**Dataset content:**
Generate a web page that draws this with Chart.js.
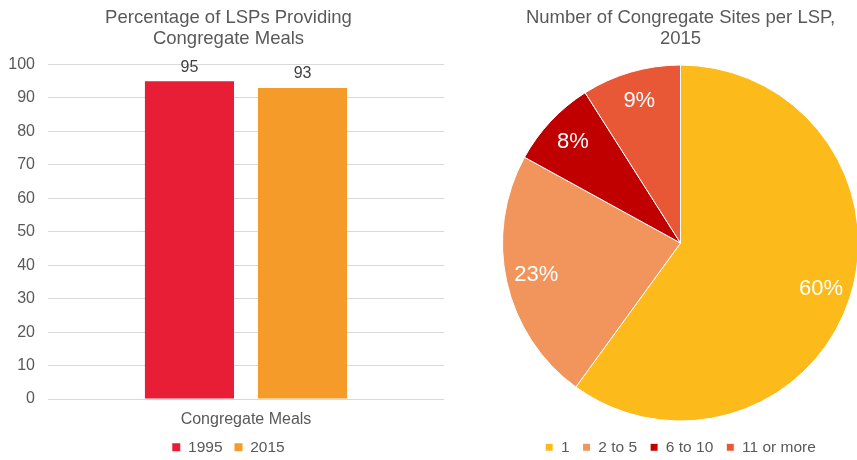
<!DOCTYPE html>
<html>
<head>
<meta charset="utf-8">
<script src="https://cdn.jsdelivr.net/npm/chart.js@4.4.1/dist/chart.umd.min.js"></script>
<style>
    html, body { margin: 0; padding: 0; background: #fff; overflow: hidden; }
    body { width: 857px; height: 460px; position: relative; }
    .box { position: absolute; top: 0; height: 465px; }
    #bar_box { left: 0; width: 457px; }
    #pie_box { left: 502px; width: 357px; }
</style>
</head>
<body>
<div class="box" id="bar_box"><canvas id="chart_bar"></canvas></div>
<div class="box" id="pie_box"><canvas id="chart_pie"></canvas></div>

<script>
// bar chart data
let barCategories = ["Congregate Meals"];
let barYears = ["1995", "2015"];
let barValues1995 = [95];
let barValues2015 = [93];
let barTicks = [0, 10, 20, 30, 40, 50, 60, 70, 80, 90, 100];

// pie chart data
let pieLabels = ["1", "2 to 5", "6 to 10", "11 or more"];
let pieValues = [60, 23, 8, 9];

let textGray = "#595959";
let fontFamily = "'Liberation Sans', Arial, sans-serif";

Chart.defaults.font.family = fontFamily;
Chart.defaults.color = textGray;

// draws value labels over the bars / inside the slices
let valueLabels = {
    id: "valueLabels",
    afterDatasetsDraw(chart) {
        let ctx = chart.ctx;
        ctx.save();
        ctx.textAlign = "center";
        ctx.textBaseline = "middle";
        chart.data.datasets.forEach((ds, di) => {
            let meta = chart.getDatasetMeta(di);
            meta.data.forEach((el, i) => {
                if (chart.config.type === "bar") {
                    ctx.font = "16px " + fontFamily;
                    ctx.fillStyle = "#404040";
                    ctx.fillText(ds.data[i], el.x, el.y - 14);
                } else {
                    let mid = (el.startAngle + el.endAngle) / 2;
                    let r = el.outerRadius * 0.83;
                    ctx.font = "22px " + fontFamily;
                    ctx.fillStyle = "#ffffff";
                    ctx.fillText(ds.data[i] + "%", el.x + Math.cos(mid) * r, el.y + Math.sin(mid) * r);
                }
            });
        });
        ctx.restore();
    }
};

function renderBarChart() {
    let ctx = document.getElementById("chart_bar").getContext("2d");
    new Chart(ctx, {
        type: "bar",
        data: {
            labels: barCategories,
            datasets: [
                { label: barYears[0], data: barValues1995, backgroundColor: "#E81D36" },
                { label: barYears[1], data: barValues2015, backgroundColor: "#F59B2A" }
            ]
        },
        options: {
            responsive: true,
            maintainAspectRatio: false,
            animation: false,
            categoryPercentage: 0.571,
            barPercentage: 0.788,
            layout: { padding: 0 },
            plugins: {
                title: {
                    display: true,
                    text: ["Percentage of LSPs Providing", "Congregate Meals"],
                    color: textGray,
                    font: { size: 18.5, weight: "normal", lineHeight: 1.15 },
                    padding: { top: 7, bottom: 15 }
                },
                legend: {
                    position: "bottom",
                    labels: { boxWidth: 8, boxHeight: 8, padding: 12, color: textGray, font: { size: 15.5 } }
                },
                tooltip: { enabled: false }
            },
            scales: {
                y: {
                    min: 0,
                    max: 100,
                    afterFit: s => { s.width = 48; },
                    afterBuildTicks: s => { s.ticks = barTicks.map(v => ({ value: v })); },
                    border: { display: false },
                    grid: { color: "#D9D9D9", drawTicks: false },
                    ticks: { padding: 13, color: textGray, font: { size: 16 } }
                },
                // empty strip on the right so the gridlines stop short of the edge
                yRight: {
                    position: "right",
                    afterFit: s => { s.width = 13; },
                    border: { display: false },
                    grid: { display: false, drawTicks: false },
                    ticks: { display: false }
                },
                x: {
                    afterFit: s => { s.height = 28.5; },
                    border: { display: false },
                    grid: { display: false, drawTicks: false },
                    ticks: { padding: 11, color: textGray, font: { size: 16 } }
                }
            }
        },
        plugins: [valueLabels]
    });
}

function renderPieChart() {
    let ctx = document.getElementById("chart_pie").getContext("2d");
    new Chart(ctx, {
        type: "pie",
        data: {
            labels: pieLabels,
            datasets: [{
                data: pieValues,
                backgroundColor: ["#FDBB1B", "#F2955C", "#C00000", "#E95836"],
                borderColor: "#ffffff",
                borderWidth: 1
            }]
        },
        options: {
            responsive: true,
            maintainAspectRatio: false,
            animation: false,
            layout: { padding: 0 },
            plugins: {
                title: {
                    display: true,
                    text: ["Number of Congregate Sites per LSP,", "2015"],
                    color: textGray,
                    font: { size: 18.5, weight: "normal", lineHeight: 1.15 },
                    padding: { top: 7, bottom: 10 }
                },
                legend: {
                    position: "bottom",
                    labels: { boxWidth: 8, boxHeight: 8, padding: 13, color: textGray, font: { size: 15.5 } }
                },
                tooltip: { enabled: false }
            }
        },
        plugins: [valueLabels]
    });
}

renderBarChart();
renderPieChart();
</script>
</body>
</html>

**Instructions for the task:**
Output exactly the span of lines from the top of the listing through the line holding "let pieValues = [60, 23, 8, 9];", and leave every picture out.

**Result for this task:**
Generate a web page that draws this with Chart.js.
<!DOCTYPE html>
<html>
<head>
<meta charset="utf-8">
<script src="https://cdn.jsdelivr.net/npm/chart.js@4.4.1/dist/chart.umd.min.js"></script>
<style>
    html, body { margin: 0; padding: 0; background: #fff; overflow: hidden; }
    body { width: 857px; height: 460px; position: relative; }
    .box { position: absolute; top: 0; height: 465px; }
    #bar_box { left: 0; width: 457px; }
    #pie_box { left: 502px; width: 357px; }
</style>
</head>
<body>
<div class="box" id="bar_box"><canvas id="chart_bar"></canvas></div>
<div class="box" id="pie_box"><canvas id="chart_pie"></canvas></div>

<script>
// bar chart data
let barCategories = ["Congregate Meals"];
let barYears = ["1995", "2015"];
let barValues1995 = [95];
let barValues2015 = [93];
let barTicks = [0, 10, 20, 30, 40, 50, 60, 70, 80, 90, 100];

// pie chart data
let pieLabels = ["1", "2 to 5", "6 to 10", "11 or more"];
let pieValues = [60, 23, 8, 9];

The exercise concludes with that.